◆ Data for the task:
------

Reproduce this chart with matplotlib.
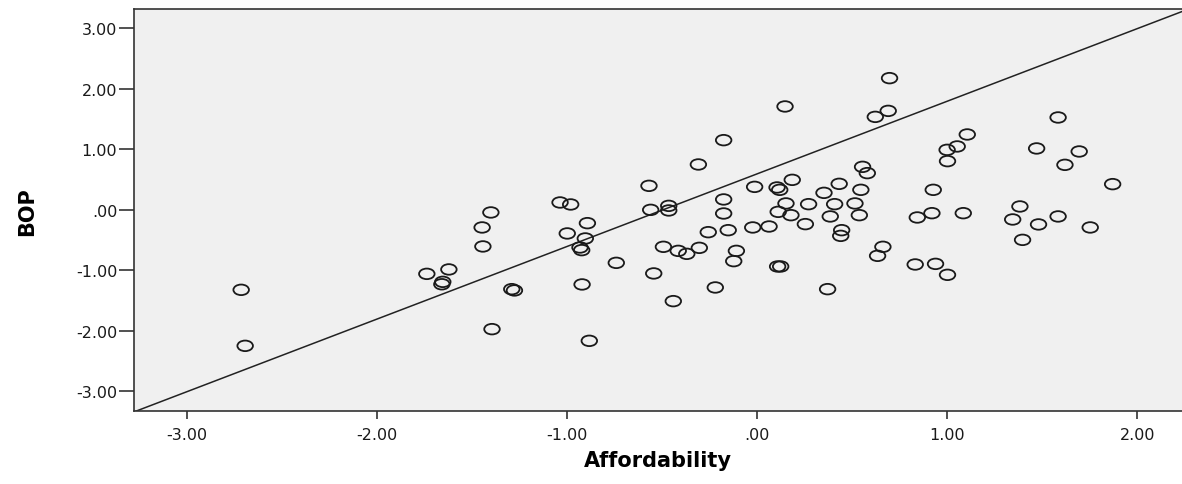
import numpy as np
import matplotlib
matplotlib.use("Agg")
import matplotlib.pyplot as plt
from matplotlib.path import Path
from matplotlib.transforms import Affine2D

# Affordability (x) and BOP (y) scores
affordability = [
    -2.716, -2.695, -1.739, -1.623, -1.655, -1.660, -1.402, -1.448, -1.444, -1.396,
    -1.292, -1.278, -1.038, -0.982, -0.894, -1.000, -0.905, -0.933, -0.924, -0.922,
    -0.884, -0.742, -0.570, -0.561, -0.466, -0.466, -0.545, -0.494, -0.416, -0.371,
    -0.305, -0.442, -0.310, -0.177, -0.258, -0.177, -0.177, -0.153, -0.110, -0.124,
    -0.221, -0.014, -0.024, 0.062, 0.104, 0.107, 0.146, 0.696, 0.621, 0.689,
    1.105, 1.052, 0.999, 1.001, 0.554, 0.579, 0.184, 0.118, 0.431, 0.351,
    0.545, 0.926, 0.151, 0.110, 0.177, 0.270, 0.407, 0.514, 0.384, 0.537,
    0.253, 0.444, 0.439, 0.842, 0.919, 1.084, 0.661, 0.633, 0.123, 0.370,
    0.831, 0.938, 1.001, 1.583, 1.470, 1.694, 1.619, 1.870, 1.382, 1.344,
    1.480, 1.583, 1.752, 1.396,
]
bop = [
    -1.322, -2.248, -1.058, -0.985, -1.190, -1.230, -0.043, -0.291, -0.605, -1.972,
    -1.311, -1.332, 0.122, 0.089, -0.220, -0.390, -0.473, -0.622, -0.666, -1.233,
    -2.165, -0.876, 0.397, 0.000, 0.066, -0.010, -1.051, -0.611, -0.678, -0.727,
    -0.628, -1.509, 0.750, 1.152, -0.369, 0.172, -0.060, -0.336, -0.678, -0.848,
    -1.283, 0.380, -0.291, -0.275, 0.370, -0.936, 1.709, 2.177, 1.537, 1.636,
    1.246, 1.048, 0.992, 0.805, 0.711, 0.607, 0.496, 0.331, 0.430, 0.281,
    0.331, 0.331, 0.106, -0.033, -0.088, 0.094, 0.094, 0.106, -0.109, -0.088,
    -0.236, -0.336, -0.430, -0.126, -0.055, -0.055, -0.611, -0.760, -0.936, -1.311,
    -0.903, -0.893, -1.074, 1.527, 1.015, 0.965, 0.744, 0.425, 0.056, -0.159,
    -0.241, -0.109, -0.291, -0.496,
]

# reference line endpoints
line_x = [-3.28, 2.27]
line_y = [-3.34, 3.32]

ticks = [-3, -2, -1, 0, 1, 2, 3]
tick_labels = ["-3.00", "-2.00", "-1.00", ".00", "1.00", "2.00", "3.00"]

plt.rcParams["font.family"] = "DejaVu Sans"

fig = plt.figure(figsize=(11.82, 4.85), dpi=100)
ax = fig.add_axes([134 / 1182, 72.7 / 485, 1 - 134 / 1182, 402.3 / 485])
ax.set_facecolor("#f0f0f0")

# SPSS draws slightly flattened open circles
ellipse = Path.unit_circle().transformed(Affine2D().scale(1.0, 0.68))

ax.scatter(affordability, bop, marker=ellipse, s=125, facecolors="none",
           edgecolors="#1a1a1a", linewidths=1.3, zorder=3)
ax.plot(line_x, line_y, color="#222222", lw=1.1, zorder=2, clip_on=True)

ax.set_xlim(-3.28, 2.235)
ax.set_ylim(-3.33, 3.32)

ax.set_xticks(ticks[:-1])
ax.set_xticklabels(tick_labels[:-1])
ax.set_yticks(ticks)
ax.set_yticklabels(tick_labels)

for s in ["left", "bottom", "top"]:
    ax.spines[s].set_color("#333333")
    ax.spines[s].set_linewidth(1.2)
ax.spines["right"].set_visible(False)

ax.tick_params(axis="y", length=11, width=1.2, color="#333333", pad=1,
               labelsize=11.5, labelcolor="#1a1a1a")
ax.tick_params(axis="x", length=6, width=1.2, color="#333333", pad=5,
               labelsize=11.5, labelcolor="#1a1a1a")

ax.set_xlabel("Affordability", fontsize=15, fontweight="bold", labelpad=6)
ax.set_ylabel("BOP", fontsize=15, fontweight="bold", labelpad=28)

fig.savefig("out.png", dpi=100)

------

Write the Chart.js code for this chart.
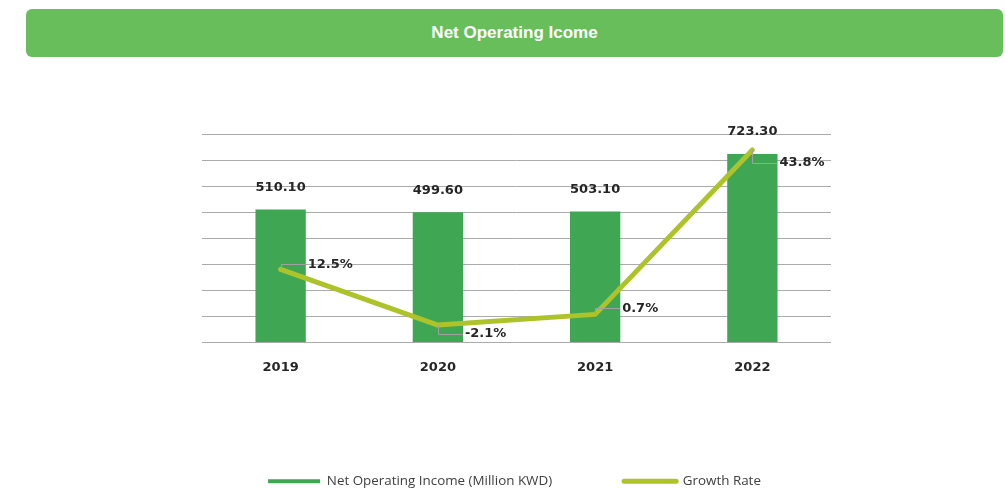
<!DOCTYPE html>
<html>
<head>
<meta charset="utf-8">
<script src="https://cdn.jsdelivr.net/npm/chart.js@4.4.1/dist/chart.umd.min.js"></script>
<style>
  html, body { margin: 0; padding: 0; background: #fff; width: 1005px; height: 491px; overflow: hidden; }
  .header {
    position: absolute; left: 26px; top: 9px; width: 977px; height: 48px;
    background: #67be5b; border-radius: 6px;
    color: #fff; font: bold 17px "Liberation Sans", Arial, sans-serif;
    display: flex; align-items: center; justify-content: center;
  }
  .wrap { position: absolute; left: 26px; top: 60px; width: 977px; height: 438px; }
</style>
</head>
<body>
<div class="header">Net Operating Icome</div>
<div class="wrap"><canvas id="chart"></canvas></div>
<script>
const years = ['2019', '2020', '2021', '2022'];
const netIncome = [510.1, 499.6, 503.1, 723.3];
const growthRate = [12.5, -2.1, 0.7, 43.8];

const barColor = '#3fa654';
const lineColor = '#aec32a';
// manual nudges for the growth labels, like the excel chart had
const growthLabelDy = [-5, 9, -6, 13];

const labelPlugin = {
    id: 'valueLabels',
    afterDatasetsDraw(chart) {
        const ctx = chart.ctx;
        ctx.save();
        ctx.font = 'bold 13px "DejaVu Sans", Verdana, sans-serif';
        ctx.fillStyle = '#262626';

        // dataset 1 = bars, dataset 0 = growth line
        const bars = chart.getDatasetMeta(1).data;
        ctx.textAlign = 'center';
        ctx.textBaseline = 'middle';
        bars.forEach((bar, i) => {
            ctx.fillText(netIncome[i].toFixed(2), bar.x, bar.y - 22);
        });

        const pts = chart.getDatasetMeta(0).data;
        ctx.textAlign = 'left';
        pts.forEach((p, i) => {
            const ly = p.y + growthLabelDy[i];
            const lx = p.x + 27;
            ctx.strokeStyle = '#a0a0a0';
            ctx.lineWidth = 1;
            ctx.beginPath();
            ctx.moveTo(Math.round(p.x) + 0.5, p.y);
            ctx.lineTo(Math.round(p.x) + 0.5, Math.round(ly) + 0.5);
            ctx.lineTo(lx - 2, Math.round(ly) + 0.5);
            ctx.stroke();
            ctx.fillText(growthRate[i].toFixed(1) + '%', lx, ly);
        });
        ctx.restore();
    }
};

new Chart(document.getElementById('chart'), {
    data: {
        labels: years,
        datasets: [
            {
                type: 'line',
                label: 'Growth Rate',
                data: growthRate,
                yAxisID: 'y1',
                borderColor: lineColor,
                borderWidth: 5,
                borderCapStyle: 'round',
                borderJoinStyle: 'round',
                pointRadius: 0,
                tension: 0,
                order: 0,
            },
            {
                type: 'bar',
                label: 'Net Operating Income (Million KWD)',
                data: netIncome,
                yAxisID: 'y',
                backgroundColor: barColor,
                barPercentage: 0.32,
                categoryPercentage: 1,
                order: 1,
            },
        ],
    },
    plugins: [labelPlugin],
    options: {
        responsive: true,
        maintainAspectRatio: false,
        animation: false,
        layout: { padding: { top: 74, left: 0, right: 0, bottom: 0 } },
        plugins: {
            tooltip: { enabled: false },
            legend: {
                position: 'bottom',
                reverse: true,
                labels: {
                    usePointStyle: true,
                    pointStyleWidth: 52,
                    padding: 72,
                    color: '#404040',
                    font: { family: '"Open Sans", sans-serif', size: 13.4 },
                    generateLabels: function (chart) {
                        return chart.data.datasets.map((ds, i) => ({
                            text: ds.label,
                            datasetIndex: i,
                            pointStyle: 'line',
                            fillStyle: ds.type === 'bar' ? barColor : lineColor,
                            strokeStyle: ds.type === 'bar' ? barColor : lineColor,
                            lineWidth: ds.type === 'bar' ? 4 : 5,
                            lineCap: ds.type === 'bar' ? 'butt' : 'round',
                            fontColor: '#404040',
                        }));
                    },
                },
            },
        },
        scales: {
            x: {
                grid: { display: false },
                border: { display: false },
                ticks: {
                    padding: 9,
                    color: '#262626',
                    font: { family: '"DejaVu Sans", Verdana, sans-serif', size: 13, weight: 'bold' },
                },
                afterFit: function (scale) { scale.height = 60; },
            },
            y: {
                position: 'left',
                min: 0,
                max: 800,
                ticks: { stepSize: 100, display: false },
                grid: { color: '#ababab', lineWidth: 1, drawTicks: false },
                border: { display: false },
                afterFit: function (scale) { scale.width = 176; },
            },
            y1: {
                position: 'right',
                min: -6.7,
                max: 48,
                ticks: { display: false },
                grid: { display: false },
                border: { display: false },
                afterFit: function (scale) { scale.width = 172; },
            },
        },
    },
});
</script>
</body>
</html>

------

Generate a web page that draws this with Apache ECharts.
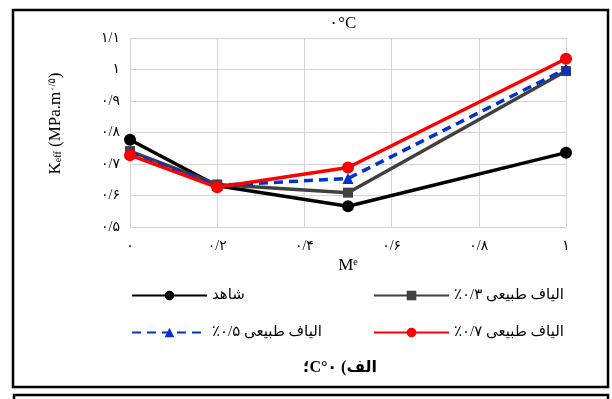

------

◆ What is being asked:
Only the lines from the one with "Reproduce this chart with matplotlib." through the one with "from matplotlib.transforms import Affine2D" belong in your copy; retype them exactly and drop any pictures.

◆ Complete output:
Reproduce this chart with matplotlib.
import numpy as np
import matplotlib
matplotlib.use("Agg")
import matplotlib.pyplot as plt
from matplotlib.path import Path
from matplotlib.transforms import Affine2D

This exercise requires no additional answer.